The Israeli economy grew slower than initially thought in the third quarter, data from the Central Bureau of Statistics showed on Sunday, helping to raise prospects of the start of rate cuts in the wake of the Israel-Palestine conflict.
Gross domestic product (GDP) grew an annualized 2.5% in July-September from the prior three months, compared with a prior estimate of 2.8%. On a per capita basis, GDP grew 0.6%.
The economy grew 6.5% in 2022, and partly due to a negative impact from the conflict, growth is projected to be around 2% in 2023. For 2024, much depends on the length and whether the conflict remains contained to Gaza or spills over to other fronts, such as with Hezbollah in southern Lebanon.
Israel has bombarded the Gaza Strip from the air and land, imposed a siege and mounted a ground offensive in retaliation to the Oct. 7 Hamas incursion.
Nearly 19,000 Palestinians have since been killed and about 51,000 injured in the Israeli onslaught, according to Gaza’s health authorities.
The Israeli death toll in the Hamas attack stands at 1,200, while 135 hostages are still held by the Palestinian group in Gaza, according to official figures.
Economists expect a contraction in the fourth quarter.

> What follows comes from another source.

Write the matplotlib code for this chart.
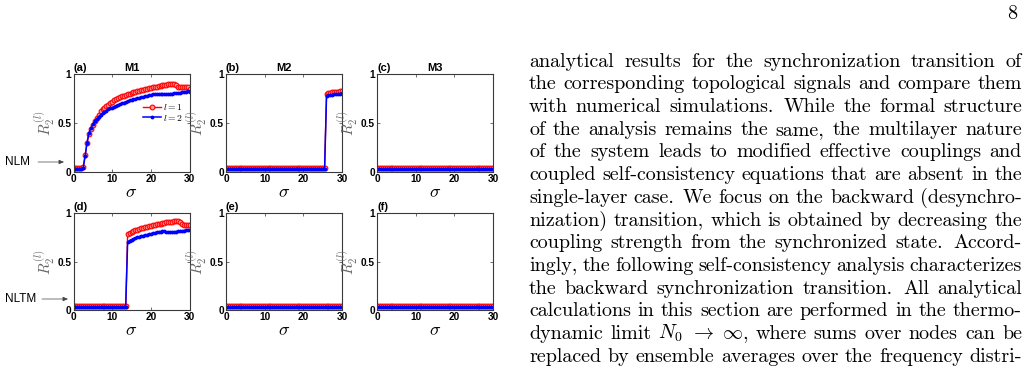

Data on the economy followed figures on Friday showing inflation eased more than expected in November. The bureau said Israel’s annual inflation rate fell to 3.3% from 3.7% in October but was still above the government’s 1%-3% target range.
"Clearly, a rate cut on Jan. 1 is back on the table, with this downside inflation surprise," said Leader Capital Markets Chief Economist Jonathan Katz. "The breakout of hostilities supports weakening inflationary pressure on the demand side in the short run."
Despite weakening growth and consumer prices, the Bank of Israel has been reluctant to begin lowering short-term interest rates, citing a main focus on stabilizing markets and reducing uncertainty. The shekel has appreciated more than 10% versus the dollar since hitting a low on Oct. 26.
The decision to hold rates steady at its last meeting on Nov. 27 was the fourth in a row and followed ten straight rate increases that had taken the policy rate up from 0.1% in April of 2022 to 4.75%.
Minutes of the latest meeting’s discussions last week showed policymakers were also concerned over an expected sharp rise in state spending to help finance the conflict and compensate those impacted by the Oct. 7 attacks.
In the third quarter, consumer spending rose 2%, exports jumped 7.4%, investment in fixed assets increased 1.6%, and government spending gained 5.6%.